WORK TO BE COMPLETED:
Restate the data below word for word. Skip any images it contains.

BEGIN DATASET CONTENT

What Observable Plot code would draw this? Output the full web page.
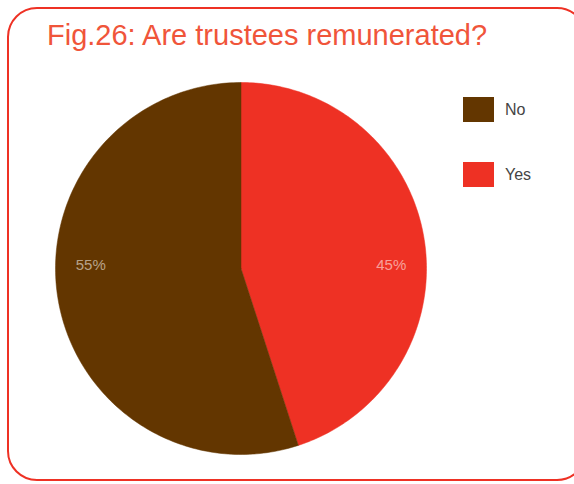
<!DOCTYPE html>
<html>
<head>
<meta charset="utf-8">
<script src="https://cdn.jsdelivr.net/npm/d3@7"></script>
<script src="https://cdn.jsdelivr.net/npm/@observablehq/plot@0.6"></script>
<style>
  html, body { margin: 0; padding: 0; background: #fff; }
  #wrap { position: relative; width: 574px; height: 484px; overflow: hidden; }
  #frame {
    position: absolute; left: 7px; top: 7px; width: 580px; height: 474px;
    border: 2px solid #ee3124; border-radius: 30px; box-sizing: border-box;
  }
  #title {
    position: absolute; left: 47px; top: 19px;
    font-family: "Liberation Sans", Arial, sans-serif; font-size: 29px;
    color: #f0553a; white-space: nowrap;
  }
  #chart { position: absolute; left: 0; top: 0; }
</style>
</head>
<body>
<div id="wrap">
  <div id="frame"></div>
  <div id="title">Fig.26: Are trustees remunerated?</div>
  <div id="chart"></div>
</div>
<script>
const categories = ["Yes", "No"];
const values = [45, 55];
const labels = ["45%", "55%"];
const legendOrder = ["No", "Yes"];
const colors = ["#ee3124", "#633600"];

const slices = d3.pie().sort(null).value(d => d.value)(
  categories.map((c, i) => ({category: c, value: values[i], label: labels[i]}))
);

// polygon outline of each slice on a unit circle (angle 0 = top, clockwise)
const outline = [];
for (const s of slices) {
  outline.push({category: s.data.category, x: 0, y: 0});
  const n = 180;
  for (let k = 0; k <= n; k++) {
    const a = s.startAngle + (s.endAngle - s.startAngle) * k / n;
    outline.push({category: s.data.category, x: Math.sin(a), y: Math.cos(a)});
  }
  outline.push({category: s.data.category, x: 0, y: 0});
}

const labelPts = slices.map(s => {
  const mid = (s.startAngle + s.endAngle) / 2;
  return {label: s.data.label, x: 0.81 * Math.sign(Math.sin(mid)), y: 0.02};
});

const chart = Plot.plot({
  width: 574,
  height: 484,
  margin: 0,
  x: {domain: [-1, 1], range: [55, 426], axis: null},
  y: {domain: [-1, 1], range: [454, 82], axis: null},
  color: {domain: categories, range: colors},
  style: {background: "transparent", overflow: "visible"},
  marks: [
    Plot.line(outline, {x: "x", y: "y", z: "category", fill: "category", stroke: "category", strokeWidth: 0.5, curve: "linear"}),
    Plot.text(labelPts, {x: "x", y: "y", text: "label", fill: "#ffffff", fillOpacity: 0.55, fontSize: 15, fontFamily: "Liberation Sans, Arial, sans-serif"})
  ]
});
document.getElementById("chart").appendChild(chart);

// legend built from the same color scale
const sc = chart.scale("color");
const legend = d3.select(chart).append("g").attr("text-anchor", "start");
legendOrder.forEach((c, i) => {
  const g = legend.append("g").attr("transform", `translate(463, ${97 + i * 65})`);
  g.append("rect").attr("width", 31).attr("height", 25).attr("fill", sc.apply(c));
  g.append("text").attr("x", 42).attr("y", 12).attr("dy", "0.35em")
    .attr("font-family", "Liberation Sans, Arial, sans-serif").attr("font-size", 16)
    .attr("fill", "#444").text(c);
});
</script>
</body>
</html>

END DATASET CONTENT

EXERCISE ANSWER:
What Observable Plot code would draw this? Output the full web page.
<!DOCTYPE html>
<html>
<head>
<meta charset="utf-8">
<script src="https://cdn.jsdelivr.net/npm/d3@7"></script>
<script src="https://cdn.jsdelivr.net/npm/@observablehq/plot@0.6"></script>
<style>
  html, body { margin: 0; padding: 0; background: #fff; }
  #wrap { position: relative; width: 574px; height: 484px; overflow: hidden; }
  #frame {
    position: absolute; left: 7px; top: 7px; width: 580px; height: 474px;
    border: 2px solid #ee3124; border-radius: 30px; box-sizing: border-box;
  }
  #title {
    position: absolute; left: 47px; top: 19px;
    font-family: "Liberation Sans", Arial, sans-serif; font-size: 29px;
    color: #f0553a; white-space: nowrap;
  }
  #chart { position: absolute; left: 0; top: 0; }
</style>
</head>
<body>
<div id="wrap">
  <div id="frame"></div>
  <div id="title">Fig.26: Are trustees remunerated?</div>
  <div id="chart"></div>
</div>
<script>
const categories = ["Yes", "No"];
const values = [45, 55];
const labels = ["45%", "55%"];
const legendOrder = ["No", "Yes"];
const colors = ["#ee3124", "#633600"];

const slices = d3.pie().sort(null).value(d => d.value)(
  categories.map((c, i) => ({category: c, value: values[i], label: labels[i]}))
);

// polygon outline of each slice on a unit circle (angle 0 = top, clockwise)
const outline = [];
for (const s of slices) {
  outline.push({category: s.data.category, x: 0, y: 0});
  const n = 180;
  for (let k = 0; k <= n; k++) {
    const a = s.startAngle + (s.endAngle - s.startAngle) * k / n;
    outline.push({category: s.data.category, x: Math.sin(a), y: Math.cos(a)});
  }
  outline.push({category: s.data.category, x: 0, y: 0});
}

const labelPts = slices.map(s => {
  const mid = (s.startAngle + s.endAngle) / 2;
  return {label: s.data.label, x: 0.81 * Math.sign(Math.sin(mid)), y: 0.02};
});

const chart = Plot.plot({
  width: 574,
  height: 484,
  margin: 0,
  x: {domain: [-1, 1], range: [55, 426], axis: null},
  y: {domain: [-1, 1], range: [454, 82], axis: null},
  color: {domain: categories, range: colors},
  style: {background: "transparent", overflow: "visible"},
  marks: [
    Plot.line(outline, {x: "x", y: "y", z: "category", fill: "category", stroke: "category", strokeWidth: 0.5, curve: "linear"}),
    Plot.text(labelPts, {x: "x", y: "y", text: "label", fill: "#ffffff", fillOpacity: 0.55, fontSize: 15, fontFamily: "Liberation Sans, Arial, sans-serif"})
  ]
});
document.getElementById("chart").appendChild(chart);

// legend built from the same color scale
const sc = chart.scale("color");
const legend = d3.select(chart).append("g").attr("text-anchor", "start");
legendOrder.forEach((c, i) => {
  const g = legend.append("g").attr("transform", `translate(463, ${97 + i * 65})`);
  g.append("rect").attr("width", 31).attr("height", 25).attr("fill", sc.apply(c));
  g.append("text").attr("x", 42).attr("y", 12).attr("dy", "0.35em")
    .attr("font-family", "Liberation Sans, Arial, sans-serif").attr("font-size", 16)
    .attr("fill", "#444").text(c);
});
</script>
</body>
</html>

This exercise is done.